東北大学電気通信研究所は、米国パデュー大学と共同で、室温動作する新しい概念のスピントロニクス素子を開発した。この素子を疑似的な量子ビット(pビット)として用い、量子アニーリングと同じ手法で因数分解の実証に成功した。
東北大学電気通信研究所の大野英男教授(現総長)と深見俊輔准教授、William Andrew Borders博士後期課程学生らは2019年9月、米国パデュー大学のSupriyo Datta教授のグループと共同で、室温動作する新しい概念のスピントロニクス素子を開発したと発表した。この素子を疑似的な量子ビット(pビット)として用い、量子アニーリングと同じ手法で因数分解の実証に成功した。
量子コンピュータは、「0」と「1」の重ね合わせ状態を利用して並列演算を行う。計算を行う基本ユニットは、量子ビット(Quantum bit:qビット)が一般的である。これに対し、量子計算の前段で行う計算原理に基づくコンピュータ「確率論的コンピュータ(Probabilistic computer)」の可能性も指摘されている。これには、「0」と「1」の間で、状態が常に時間的に揺らぎ、その滞在確率が外部入力によって制御できる「Probabilistic bit(pビット)」が用いられるという。
スピントロニクス素子を用いる不揮発性磁気メモリでは、磁気トンネル接合素子が情報を記憶する。
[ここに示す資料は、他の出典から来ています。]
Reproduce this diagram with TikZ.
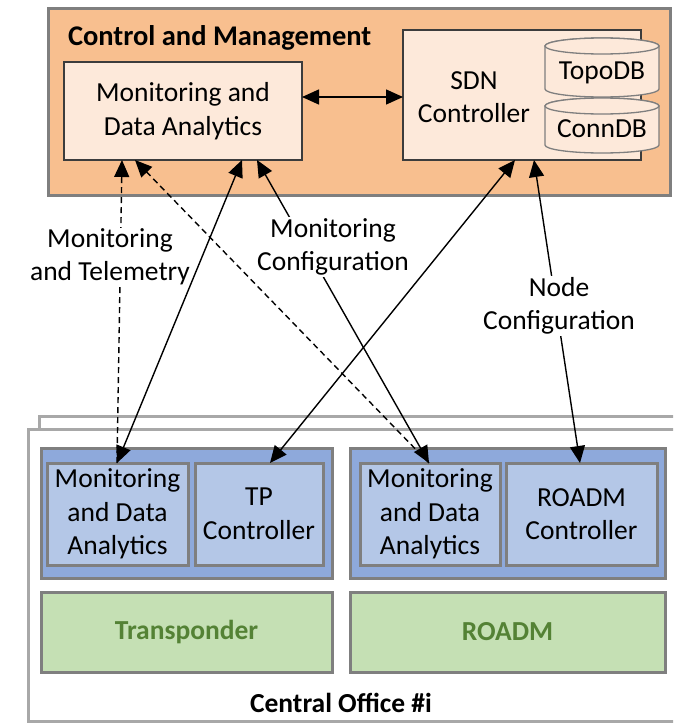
\documentclass[tikz,border=0pt]{standalone}
\usepackage{fontspec}
\setmainfont{Carlito}
\usetikzlibrary{arrows.meta,calc}
\definecolor{cmfill}{RGB}{248,191,143}
\definecolor{peach}{RGB}{253,233,218}
\definecolor{blueout}{RGB}{142,169,219}
\definecolor{bluein}{RGB}{180,199,231}
\definecolor{greenbox}{RGB}{197,224,180}
\definecolor{greentext}{RGB}{84,130,53}
\definecolor{edgegray}{RGB}{127,127,127}
\definecolor{framegray}{RGB}{168,168,168}
\definecolor{darkedge}{RGB}{60,60,60}
\tikzset{
  bigtri/.tip={Triangle[length=17pt,width=15pt]},
  every node/.style={font=\fontsize{27.5}{33.5}\selectfont, inner sep=0pt, outer sep=0pt},
  panel/.style={rectangle, draw=edgegray, line width=3pt},
  topbox/.style={rectangle, draw=darkedge, fill=peach, line width=1.6pt, align=center},
  blueouter/.style={panel, fill=blueout},
  blueinner/.style={panel, fill=bluein, align=center},
  hwbox/.style={panel, fill=greenbox, text=greentext, font=\fontsize{27.5}{33.5}\selectfont\bfseries},
  dbbody/.style={fill=peach, draw=edgegray, line width=1.3pt},
  link/.style={line width=1.4pt, draw=black},
  dashlink/.style={link, dash pattern=on 6pt off 4pt},
  lbl/.style={fill=white, align=center, inner sep=1pt},
}
\begin{document}
\begin{tikzpicture}[x=1pt,y=-1pt]
\useasboundingbox (0,0) rectangle (673,723);
\clip (0,0) rectangle (673,723);
\fill[white] (0,0) rectangle (673,723);

% central office frames (stacked)
\draw[framegray, line width=3pt, fill=white] (39,416) rectangle (700,745);
\draw[framegray, line width=3pt, fill=white] (28,429) rectangle (700,721);

% control and management domain
\node[panel, fill=cmfill, minimum width=622pt, minimum height=187pt] (cm) at (359,101.5) {};
\node[anchor=west, font=\fontsize{28.5}{34}\selectfont\bfseries] (cmtitle) at (68,38) {Control and Management};
\node[topbox, minimum width=238pt, minimum height=98pt] (mdatop) at (183,111) {Monitoring and\\Data Analytics};
\node[topbox, minimum width=238pt, minimum height=130pt] (sdn) at (522,95) {};
\node[align=center] (sdntext) at (474,97) {SDN\\Controller};

% databases
\filldraw[dbbody] (545,46) -- (545,89) arc[start angle=180, end angle=360, x radius=57pt, y radius=8pt]
  -- (659,46) arc[start angle=0, end angle=180, x radius=57pt, y radius=8pt] -- cycle;
\draw[dbbody] (602,46) ellipse[x radius=57pt, y radius=8pt];
\node (topo) at (602,73) {TopoDB};
\filldraw[dbbody] (545,106) -- (545,145) arc[start angle=180, end angle=360, x radius=57pt, y radius=8pt]
  -- (659,106) arc[start angle=0, end angle=180, x radius=57pt, y radius=8pt] -- cycle;
\draw[dbbody] (602,106) ellipse[x radius=57pt, y radius=8pt];
\node (conn) at (602,129) {ConnDB};

% transponder side
\node[blueouter, minimum width=291pt, minimum height=130pt] (tpgrp) at (186.5,513) {};
\node[blueinner, minimum width=141pt, minimum height=102pt] (mdal) at (117.5,514) {Monitoring\\and Data\\Analytics};
\node[blueinner, minimum width=128pt, minimum height=102pt] (tpc) at (259,514) {TP\\Controller};
\node[hwbox, minimum width=291pt, minimum height=80pt] (trans) at (186.5,632) {Transponder};

% ROADM side
\node[blueouter, minimum width=315pt, minimum height=130pt] (rdgrp) at (507.5,513) {};
\node[blueinner, minimum width=140pt, minimum height=102pt] (mdar) at (430,514) {Monitoring\\and Data\\Analytics};
\node[blueinner, minimum width=151pt, minimum height=102pt] (rdc) at (581.5,514) {ROADM\\Controller};
\node[hwbox, minimum width=315pt, minimum height=80pt] (roadm) at (507.5,632) {ROADM};

\node[font=\fontsize{27.5}{33.5}\selectfont\bfseries] (co) at (341,703) {Central Office \#i};

% connector end points
\coordinate (aTop) at ($(mdatop.south west)+(58,0)$);
\coordinate (bTop) at ($(mdatop.south west)+(71,0)$);
\coordinate (cTop) at ($(mdatop.south west)+(178,0)$);
\coordinate (dTop) at ($(mdatop.south west)+(193,0)$);
\coordinate (eTop) at ($(sdn.south west)+(112,0)$);
\coordinate (fTop) at ($(sdn.south west)+(131,0)$);
\coordinate (lBot) at ($(mdal.north west)+(70,0)$);
\coordinate (rBot) at ($(mdar.north west)+(69,0)$);
\coordinate (tBot) at ($(tpc.north west)+(75,0)$);
\coordinate (nBot) at ($(rdc.north west)+(74,0)$);

% telemetry (dashed)
\draw[dashlink, -bigtri] (lBot) -- (aTop);
\draw[dashlink, -bigtri] (rBot) -- (bTop);
% configuration links
\draw[link, bigtri-bigtri] (dTop) -- (rBot);
\draw[link, bigtri-bigtri] (fTop) -- (nBot);

\node[lbl] (lmt) at (110,257) {Monitoring\\and Telemetry};
\node[lbl] (lmc) at (333,247) {Monitoring\\Configuration};
\node[lbl] (lnc) at (559,306) {Node\\Configuration};

\draw[link, bigtri-bigtri] (cTop) -- (lBot);
\draw[link, bigtri-bigtri] (eTop) -- (tBot);
\draw[link, bigtri-bigtri] ($(mdatop.north east)+(0,35)$) -- ($(sdn.north west)+(0,67)$);
\end{tikzpicture}
\end{document}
研究グループは今回、従来の不揮発性磁気メモリ向け素子とは逆の特性を示す新しい概念の磁気トンネル接合素子を開発した。
開発した素子は、自由層の磁化が上を向いた状態(N極/S極)と、下を向いた状態(S極/N極)の間のエネルギー障壁が極めて小さい。このため、熱揺らぎによって0状態と1状態の間を確率的に行ったり来たりできる設計となっている。ここに電流を導入すれば、その大きさや方向によって0状態と1状態に滞在する割合を制御できるという。
直径が60nmの磁気トンネル接合素子を用いたスピントロニクスpビットの動作を検証した。この結果、ミリ秒の時間単位で0と1の間を動いていることが分かった。スピントロニクスpビットは、qビットに比べて、「室温動作が可能」で「量産レベルの既存技術を活用できる」「距離が離れたビット間での相互作用や、多体相互作用も容易に実装できる」といった特長を持つ。
研究グループは、開発したスピントロニクスpビットを用いてデモシステムを構築。量子アニーリングと同様なアルゴリズムを適用し、因数分解の原理検証実験を行った。この実験で、4つのpビットを用いた35の因数分解と、8つのpビットを用いた945の因数分解を、室温環境で行った。この結果、時間が限られる中で、ある程度の近似解で十分な場合に、今回の手法は有用だとみている。また、大規模化や装置の小型化にも対応することが可能という。